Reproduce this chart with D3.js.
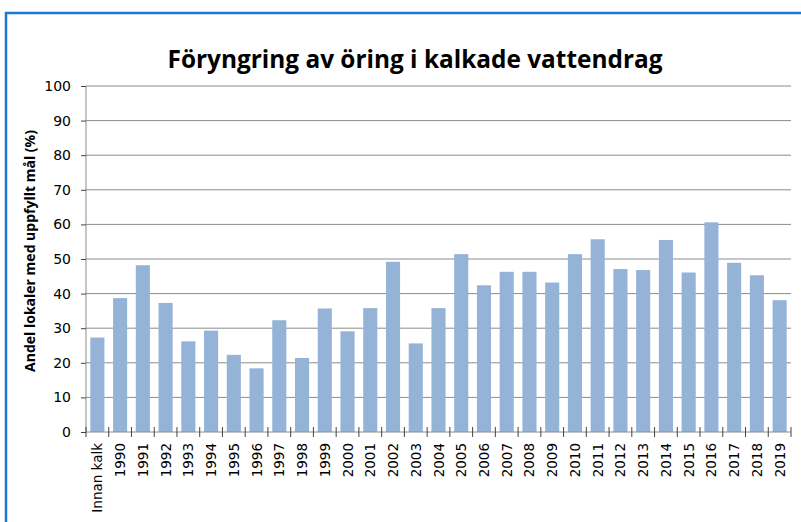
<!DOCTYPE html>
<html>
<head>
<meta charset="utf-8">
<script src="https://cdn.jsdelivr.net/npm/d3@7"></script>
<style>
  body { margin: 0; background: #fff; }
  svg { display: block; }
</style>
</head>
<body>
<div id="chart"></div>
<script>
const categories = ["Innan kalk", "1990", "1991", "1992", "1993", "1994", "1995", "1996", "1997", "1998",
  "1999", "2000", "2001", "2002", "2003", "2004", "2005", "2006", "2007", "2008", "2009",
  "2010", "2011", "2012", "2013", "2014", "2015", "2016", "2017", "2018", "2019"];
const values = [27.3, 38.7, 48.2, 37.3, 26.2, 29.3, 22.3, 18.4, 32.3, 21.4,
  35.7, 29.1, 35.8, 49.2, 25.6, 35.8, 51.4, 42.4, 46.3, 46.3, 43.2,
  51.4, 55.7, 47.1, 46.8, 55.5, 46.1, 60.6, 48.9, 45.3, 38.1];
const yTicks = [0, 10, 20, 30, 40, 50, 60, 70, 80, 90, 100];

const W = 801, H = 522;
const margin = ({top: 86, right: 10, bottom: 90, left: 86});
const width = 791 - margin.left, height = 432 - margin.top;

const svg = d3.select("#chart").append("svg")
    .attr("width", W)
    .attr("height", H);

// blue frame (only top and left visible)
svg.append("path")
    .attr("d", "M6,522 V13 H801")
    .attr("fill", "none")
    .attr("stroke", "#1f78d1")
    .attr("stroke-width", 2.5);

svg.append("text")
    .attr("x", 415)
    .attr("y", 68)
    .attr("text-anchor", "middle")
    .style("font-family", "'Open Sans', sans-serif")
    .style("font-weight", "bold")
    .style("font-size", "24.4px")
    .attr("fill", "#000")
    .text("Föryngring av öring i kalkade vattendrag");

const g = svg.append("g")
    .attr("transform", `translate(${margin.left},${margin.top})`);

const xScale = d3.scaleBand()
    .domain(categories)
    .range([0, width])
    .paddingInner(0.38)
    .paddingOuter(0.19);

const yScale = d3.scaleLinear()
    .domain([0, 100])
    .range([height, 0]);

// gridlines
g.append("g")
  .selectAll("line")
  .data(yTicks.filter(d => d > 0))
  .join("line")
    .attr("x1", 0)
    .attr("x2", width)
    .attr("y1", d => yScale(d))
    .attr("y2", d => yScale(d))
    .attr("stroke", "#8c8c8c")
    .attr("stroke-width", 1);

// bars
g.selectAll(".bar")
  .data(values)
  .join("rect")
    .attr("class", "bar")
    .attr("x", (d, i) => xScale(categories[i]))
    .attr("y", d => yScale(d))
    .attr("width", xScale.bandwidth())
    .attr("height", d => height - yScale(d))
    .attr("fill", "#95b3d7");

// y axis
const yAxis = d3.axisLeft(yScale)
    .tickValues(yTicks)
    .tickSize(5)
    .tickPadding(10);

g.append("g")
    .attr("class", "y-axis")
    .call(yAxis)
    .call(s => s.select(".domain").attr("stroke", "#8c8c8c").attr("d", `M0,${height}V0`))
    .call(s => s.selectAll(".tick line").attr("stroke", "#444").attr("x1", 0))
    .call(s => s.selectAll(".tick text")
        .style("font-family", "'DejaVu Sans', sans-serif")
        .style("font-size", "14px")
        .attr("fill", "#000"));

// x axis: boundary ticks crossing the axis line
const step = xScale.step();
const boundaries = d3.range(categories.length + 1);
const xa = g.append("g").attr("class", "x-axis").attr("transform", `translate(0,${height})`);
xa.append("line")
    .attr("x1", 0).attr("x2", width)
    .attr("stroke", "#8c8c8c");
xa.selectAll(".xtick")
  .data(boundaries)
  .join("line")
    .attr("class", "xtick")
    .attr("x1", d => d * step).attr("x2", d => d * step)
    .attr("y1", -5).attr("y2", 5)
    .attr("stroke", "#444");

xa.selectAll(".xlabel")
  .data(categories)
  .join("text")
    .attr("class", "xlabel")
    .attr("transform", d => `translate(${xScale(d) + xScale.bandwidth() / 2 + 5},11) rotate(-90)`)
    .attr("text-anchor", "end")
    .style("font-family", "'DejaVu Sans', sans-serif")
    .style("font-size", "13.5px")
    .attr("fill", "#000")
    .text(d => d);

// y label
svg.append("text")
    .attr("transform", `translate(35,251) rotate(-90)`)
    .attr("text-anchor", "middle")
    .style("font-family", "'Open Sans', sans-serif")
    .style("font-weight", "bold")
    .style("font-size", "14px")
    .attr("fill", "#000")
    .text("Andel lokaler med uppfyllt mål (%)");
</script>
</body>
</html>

^^^^

Every line above should be returned word for word, with the pictures left behind.

§ The solution:
Reproduce this chart with D3.js.
<!DOCTYPE html>
<html>
<head>
<meta charset="utf-8">
<script src="https://cdn.jsdelivr.net/npm/d3@7"></script>
<style>
  body { margin: 0; background: #fff; }
  svg { display: block; }
</style>
</head>
<body>
<div id="chart"></div>
<script>
const categories = ["Innan kalk", "1990", "1991", "1992", "1993", "1994", "1995", "1996", "1997", "1998",
  "1999", "2000", "2001", "2002", "2003", "2004", "2005", "2006", "2007", "2008", "2009",
  "2010", "2011", "2012", "2013", "2014", "2015", "2016", "2017", "2018", "2019"];
const values = [27.3, 38.7, 48.2, 37.3, 26.2, 29.3, 22.3, 18.4, 32.3, 21.4,
  35.7, 29.1, 35.8, 49.2, 25.6, 35.8, 51.4, 42.4, 46.3, 46.3, 43.2,
  51.4, 55.7, 47.1, 46.8, 55.5, 46.1, 60.6, 48.9, 45.3, 38.1];
const yTicks = [0, 10, 20, 30, 40, 50, 60, 70, 80, 90, 100];

const W = 801, H = 522;
const margin = ({top: 86, right: 10, bottom: 90, left: 86});
const width = 791 - margin.left, height = 432 - margin.top;

const svg = d3.select("#chart").append("svg")
    .attr("width", W)
    .attr("height", H);

// blue frame (only top and left visible)
svg.append("path")
    .attr("d", "M6,522 V13 H801")
    .attr("fill", "none")
    .attr("stroke", "#1f78d1")
    .attr("stroke-width", 2.5);

svg.append("text")
    .attr("x", 415)
    .attr("y", 68)
    .attr("text-anchor", "middle")
    .style("font-family", "'Open Sans', sans-serif")
    .style("font-weight", "bold")
    .style("font-size", "24.4px")
    .attr("fill", "#000")
    .text("Föryngring av öring i kalkade vattendrag");

const g = svg.append("g")
    .attr("transform", `translate(${margin.left},${margin.top})`);

const xScale = d3.scaleBand()
    .domain(categories)
    .range([0, width])
    .paddingInner(0.38)
    .paddingOuter(0.19);

const yScale = d3.scaleLinear()
    .domain([0, 100])
    .range([height, 0]);

// gridlines
g.append("g")
  .selectAll("line")
  .data(yTicks.filter(d => d > 0))
  .join("line")
    .attr("x1", 0)
    .attr("x2", width)
    .attr("y1", d => yScale(d))
    .attr("y2", d => yScale(d))
    .attr("stroke", "#8c8c8c")
    .attr("stroke-width", 1);

// bars
g.selectAll(".bar")
  .data(values)
  .join("rect")
    .attr("class", "bar")
    .attr("x", (d, i) => xScale(categories[i]))
    .attr("y", d => yScale(d))
    .attr("width", xScale.bandwidth())
    .attr("height", d => height - yScale(d))
    .attr("fill", "#95b3d7");

// y axis
const yAxis = d3.axisLeft(yScale)
    .tickValues(yTicks)
    .tickSize(5)
    .tickPadding(10);

g.append("g")
    .attr("class", "y-axis")
    .call(yAxis)
    .call(s => s.select(".domain").attr("stroke", "#8c8c8c").attr("d", `M0,${height}V0`))
    .call(s => s.selectAll(".tick line").attr("stroke", "#444").attr("x1", 0))
    .call(s => s.selectAll(".tick text")
        .style("font-family", "'DejaVu Sans', sans-serif")
        .style("font-size", "14px")
        .attr("fill", "#000"));

// x axis: boundary ticks crossing the axis line
const step = xScale.step();
const boundaries = d3.range(categories.length + 1);
const xa = g.append("g").attr("class", "x-axis").attr("transform", `translate(0,${height})`);
xa.append("line")
    .attr("x1", 0).attr("x2", width)
    .attr("stroke", "#8c8c8c");
xa.selectAll(".xtick")
  .data(boundaries)
  .join("line")
    .attr("class", "xtick")
    .attr("x1", d => d * step).attr("x2", d => d * step)
    .attr("y1", -5).attr("y2", 5)
    .attr("stroke", "#444");

xa.selectAll(".xlabel")
  .data(categories)
  .join("text")
    .attr("class", "xlabel")
    .attr("transform", d => `translate(${xScale(d) + xScale.bandwidth() / 2 + 5},11) rotate(-90)`)
    .attr("text-anchor", "end")
    .style("font-family", "'DejaVu Sans', sans-serif")
    .style("font-size", "13.5px")
    .attr("fill", "#000")
    .text(d => d);

// y label
svg.append("text")
    .attr("transform", `translate(35,251) rotate(-90)`)
    .attr("text-anchor", "middle")
    .style("font-family", "'Open Sans', sans-serif")
    .style("font-weight", "bold")
    .style("font-size", "14px")
    .attr("fill", "#000")
    .text("Andel lokaler med uppfyllt mål (%)");
</script>
</body>
</html>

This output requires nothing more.